Faire accepter le changement est l’un des défis que doit souvent relever le professionnel de la gestion des ressources humaines. L’introduction d’une nouvelle technologie ou une restructuration importante génère son lot de questions, voire de résistances auxquelles il devra réagir, tâche pour laquelle il se sent généralement outillé.

29 décembre 2024
Pierre Lainey, CRHA

Cet article rédigé en 2010 a été mis à jour en octobre 2024

Mais qu’arrive-t-il lorsque le changement concerne également la professionnelle ou le professionnel? Comment parvenir à y adhérer lorsque, dans le cadre de ses fonctions, on est appelé à le faire accepter des autres? C’est un processus qui présente plusieurs difficultés en gestion des ressources humaines. Voici quelques conseils pour surmonter ces obstacles.

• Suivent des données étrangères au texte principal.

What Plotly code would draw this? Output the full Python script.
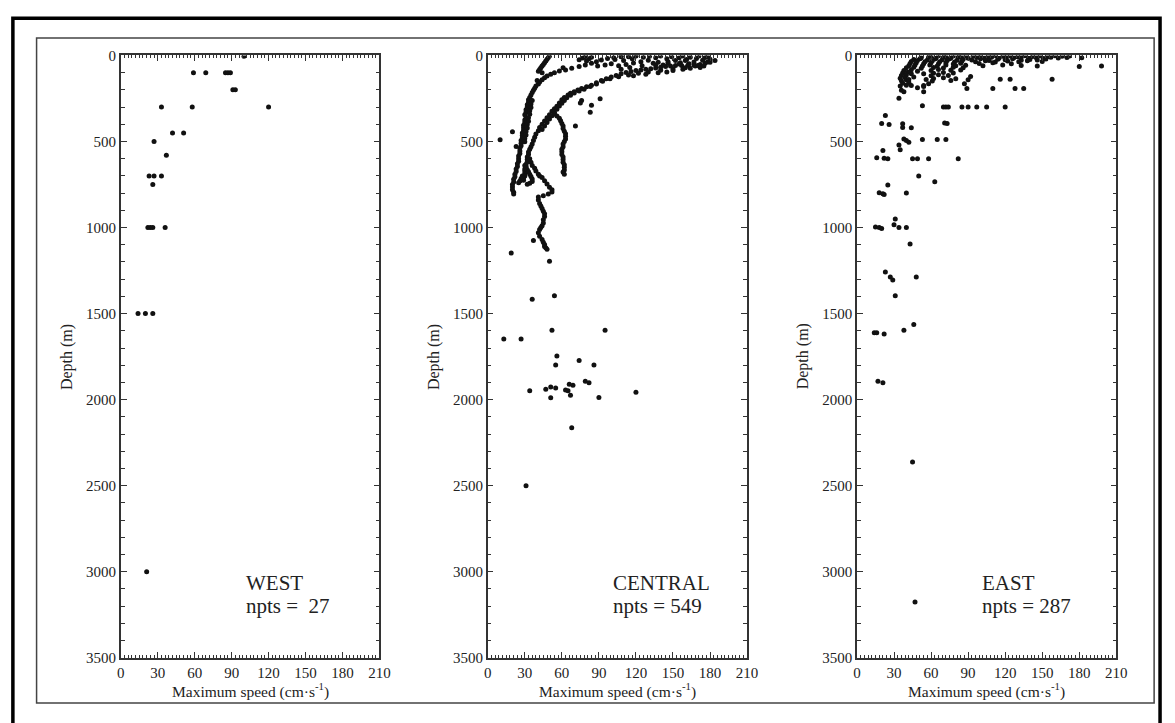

Premier obstacle : reconnaître le bien-fondé du changement

Les entreprises mettent en œuvre des changements qui se traduisent tôt ou tard par des avantages organisationnels. À première vue, le changement imposé peut sembler être une perte pour la ou le professionnel des ressources humaines : ce n’est pas parce qu’il ne voit pas immédiatement les retombées positives d’une réforme ou d’une nouveauté que celles-ci sont nécessairement nuisibles à l’organisation. La littérature sur la gestion du changement souligne l’importance de recadrer les perspectives pour mettre en avant les avantages potentiels du changement, permettant ainsi de surmonter les résistances initiales, les siennes et celles des autres (Armenakis et Bedeian, 1999; Kotter, 1996). En reformulant le changement sous l’angle des avantages qu’il peut apporter à l’organisation et à ses membres, le professionnel peut mieux accepter et soutenir le processus.

Les conséquences préjudiciables d’un changement ne doivent pas occulter ses retombées positives éventuelles. Le recadrer pour mettre en perspective les avantages organisationnels qu’il crée est une façon de surmonter ce premier obstacle afin de mieux accepter le changement.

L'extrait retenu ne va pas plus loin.